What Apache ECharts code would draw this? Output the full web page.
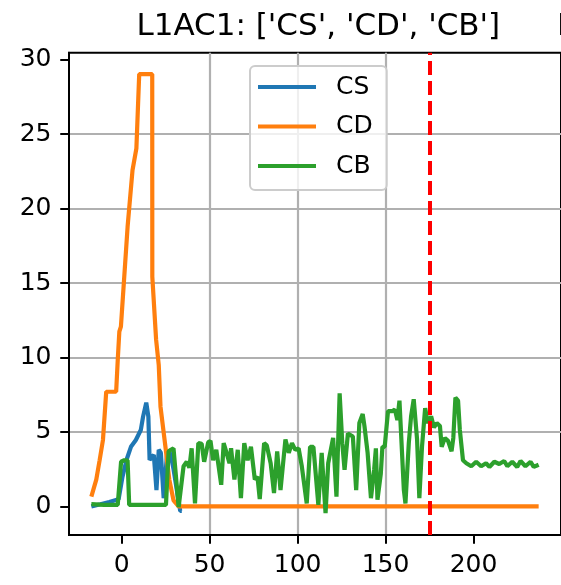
<!DOCTYPE html>
<html><head><meta charset="utf-8">
<script src="https://cdn.jsdelivr.net/npm/echarts@6/dist/echarts.min.js"></script>
<style>html,body{margin:0;padding:0;background:#fff}#c{width:561px;height:585px}</style>
</head><body><div id="c"></div>
<script>
const FONT = 'DejaVu Sans';
const titleText = "L1AC1: ['CS', 'CD', 'CB']";
const nextTitleText = "L";
const seriesNames = ['CS', 'CD', 'CB'];
const xTicks = [0, 50, 100, 150, 200];
const yTicks = [0, 5, 10, 15, 20, 25, 30];
const vlineX = [175];

const csX = [-17.2, -12, -7, -1.7, 0.5, 3.0, 5.3, 8.1, 10.9, 12.2, 14.0, 15.2, 15.9, 18.3, 19.8, 21.1, 22.3, 23.9, 25.8, 27.7, 29.5, 31.5, 33.3, 34.2];
const csY = [0.0, 0.15, 0.3, 0.48, 2.0, 3.2, 4.0, 4.46, 5.13, 6.03, 6.97, 6.03, 3.12, 3.46, 1.1, 3.8, 3.6, 0.55, 3.5, 3.6, 2.5, 1.0, -0.3, -0.3];

const cdX = [-17.2, -14.4, -12.5, -10.6, -8.75, -3.1, -2.2, -1.3, -0.4, 3.4, 6.2, 8.4, 10.0, 17.4, 17.45, 19.6, 21.1, 22.1, 24.9, 27.1, 29.5, 32.4, 237];
const cdY = [0.66, 1.8, 3.1, 4.46, 7.7, 7.7, 9.83, 11.73, 12.07, 18.78, 22.58, 24.04, 29.03, 29.03, 15.42, 11.2, 9.5, 6.7, 4.0, 1.8, 0.4, 0.0, 0.0];

const cbX = [-17.2, -10, -2.2, -0.3, 1.5, 3.4, 4.3, 25.2, 26.7, 28, 29.5, 32.4, 35.2, 37, 38.5, 39.8, 41.7, 43.6, 45.5, 46.9, 49.2, 50.5, 52, 53.8, 56.6, 58, 59.4, 61.3, 62.2, 64.1, 66, 67.8, 69.7, 71.6, 73.5, 75.7, 77.2, 78.5, 81, 82.5, 84.7, 86.6, 88.4, 90.3, 93.1, 95, 96.8, 98.7, 100.6, 102.4, 105.2, 107.1, 109, 111.8, 113.7, 115.9, 117.4, 120.2, 122.1, 123.9, 125.4, 126.7, 128.6, 131.4, 133.3, 135.1, 137, 138, 139.8, 141.7, 143.5, 144.5, 145.4, 147.3, 148.2, 149.5, 151.4, 153.9, 155.3, 156.7, 157.9, 160.4, 161.3, 163.2, 164.5, 166, 167.9, 169.2, 170.7, 172.5, 174, 175.9, 177.5, 179.1, 180.9, 181.9, 183.7, 185.5, 187.5, 188.5, 189.7, 191.2, 192.2, 193, 194, 195.9, 198.7, 201.5, 204.3, 207.1, 209.0, 211.8, 214.6, 217.4, 219.2, 222.0, 224.8, 226.7, 229.5, 232.4, 234.2, 237.0];
const cbY = [0.15, 0.1, 0.1, 3.0, 3.1, 3.1, 0.1, 0.1, 3.7, 3.8, 3.9, -0.05, 2.7, 3.0, 2.6, 3.9, 0.2, 4.25, 4.2, 3.0, 4.3, 4.4, 3.1, 3.8, 1.45, 4.25, 3.7, 2.9, 3.9, 1.8, 3.8, 0.55, 4.25, 3.1, 4.0, 1.8, 2.0, 0.5, 4.25, 4.1, 2.9, 0.9, 3.7, 1.1, 4.5, 3.6, 4.25, 3.8, 3.9, 2.7, 0.2, 4.0, 4.0, 0.1, 3.6, -0.45, 2.9, 4.6, 0.65, 7.6, 4.25, 2.45, 4.9, 4.7, 1.1, 5.6, 6.2, 5.4, 3.6, 0.55, 2.45, 3.9, 0.45, 2.2, 4.0, 4.0, 6.4, 6.4, 6.5, 5.8, 7.1, 1.1, 0.2, 4.25, 6.05, 7.2, 4.5, 0.55, 4.0, 6.6, 5.6, 6.05, 5.3, 5.6, 5.4, 4.0, 4.6, 4.4, 3.7, 4.6, 7.3, 7.1, 5.15, 5.1, 3.1, 2.9, 2.7, 3.0, 2.7, 2.9, 2.65, 3.0, 2.85, 3.05, 2.7, 3.0, 2.65, 3.05, 2.7, 3.0, 2.65, 2.8];

const colors = ['#1f77b4', '#ff7f0e', '#2ca02c'];
const pairs = (xs, ys) => xs.map((x, i) => [x, ys[i]]);
const LW = 4.2;

const chart = echarts.init(document.getElementById('c'), null, {renderer: 'canvas'});
const axisCommon = {
  type: 'value',
  axisLine: {show: true, onZero: false, lineStyle: {color: '#000', width: 2}},
  splitLine: {show: true, showMinLine: false, showMaxLine: false, lineStyle: {color: '#b0b0b0', width: 2.2}},
};
chart.setOption({
  animation: false,
  backgroundColor: '#fff',
  grid: {left: 69, top: 52.7, width: 498.6, height: 482.3, show: true, borderColor: '#000', borderWidth: 2, backgroundColor: 'transparent'},
  xAxis: Object.assign({}, axisCommon, {
    min: -29.9, max: 249.7,
    axisTick: {show: true, length: 8.75, lineStyle: {color: '#000', width: 2}, customValues: xTicks},
    axisLabel: {customValues: xTicks, fontSize: 25, color: '#000', fontFamily: FONT, margin: 17.5},
  }),
  yAxis: Object.assign({}, axisCommon, {
    min: -1.92, max: 30.47,
    axisTick: {show: true, length: 8.75, lineStyle: {color: '#000', width: 2}, customValues: yTicks},
    axisLabel: {customValues: yTicks, fontSize: 25, color: '#000', fontFamily: FONT, margin: 17.5},
  }),
  legend: {
    data: seriesNames, orient: 'vertical', left: 250, top: 66,
    icon: 'rect', itemWidth: 58, itemHeight: LW, itemGap: 11.5,
    padding: [7, 14, 10, 8],
    backgroundColor: 'rgba(255,255,255,0.8)', borderColor: '#cccccc', borderWidth: 2, borderRadius: 5,
    textStyle: {fontSize: 25, color: '#000', fontFamily: FONT, lineHeight: 28, padding: [0, 0, 0, 15]},
  },
  graphic: [
    {type: 'text', x: 318.3, y: 27, style: {text: titleText, fontSize: 31, fontFamily: FONT, fill: '#000', align: 'center', verticalAlign: 'middle'}},
    {type: 'text', x: 557, y: 27, style: {text: nextTitleText, fontSize: 31, fontFamily: FONT, fill: '#000', align: 'left', verticalAlign: 'middle'}},
  ],
  series: [
    {name: seriesNames[0], type: 'line', data: pairs(csX, csY), showSymbol: false, color: colors[0], lineStyle: {width: LW, color: colors[0]}, z: 2},
    {name: seriesNames[1], type: 'line', data: pairs(cdX, cdY), showSymbol: false, color: colors[1], lineStyle: {width: LW, color: colors[1]}, z: 3},
    {name: seriesNames[2], type: 'line', data: pairs(cbX, cbY), showSymbol: false, color: colors[2], lineStyle: {width: LW, color: colors[2]}, z: 4,
     markLine: {silent: true, symbol: 'none', label: {show: false}, lineStyle: {color: 'red', type: [14, 6], width: 4}, data: vlineX.map(v => ({xAxis: v}))}},
  ],
});
</script>
</body></html>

Exercise details:
From the first line above through the line containing "const vlineX = [175];", copy everything exactly, without the pictures.

Finished answer:
What Apache ECharts code would draw this? Output the full web page.
<!DOCTYPE html>
<html><head><meta charset="utf-8">
<script src="https://cdn.jsdelivr.net/npm/echarts@6/dist/echarts.min.js"></script>
<style>html,body{margin:0;padding:0;background:#fff}#c{width:561px;height:585px}</style>
</head><body><div id="c"></div>
<script>
const FONT = 'DejaVu Sans';
const titleText = "L1AC1: ['CS', 'CD', 'CB']";
const nextTitleText = "L";
const seriesNames = ['CS', 'CD', 'CB'];
const xTicks = [0, 50, 100, 150, 200];
const yTicks = [0, 5, 10, 15, 20, 25, 30];
const vlineX = [175];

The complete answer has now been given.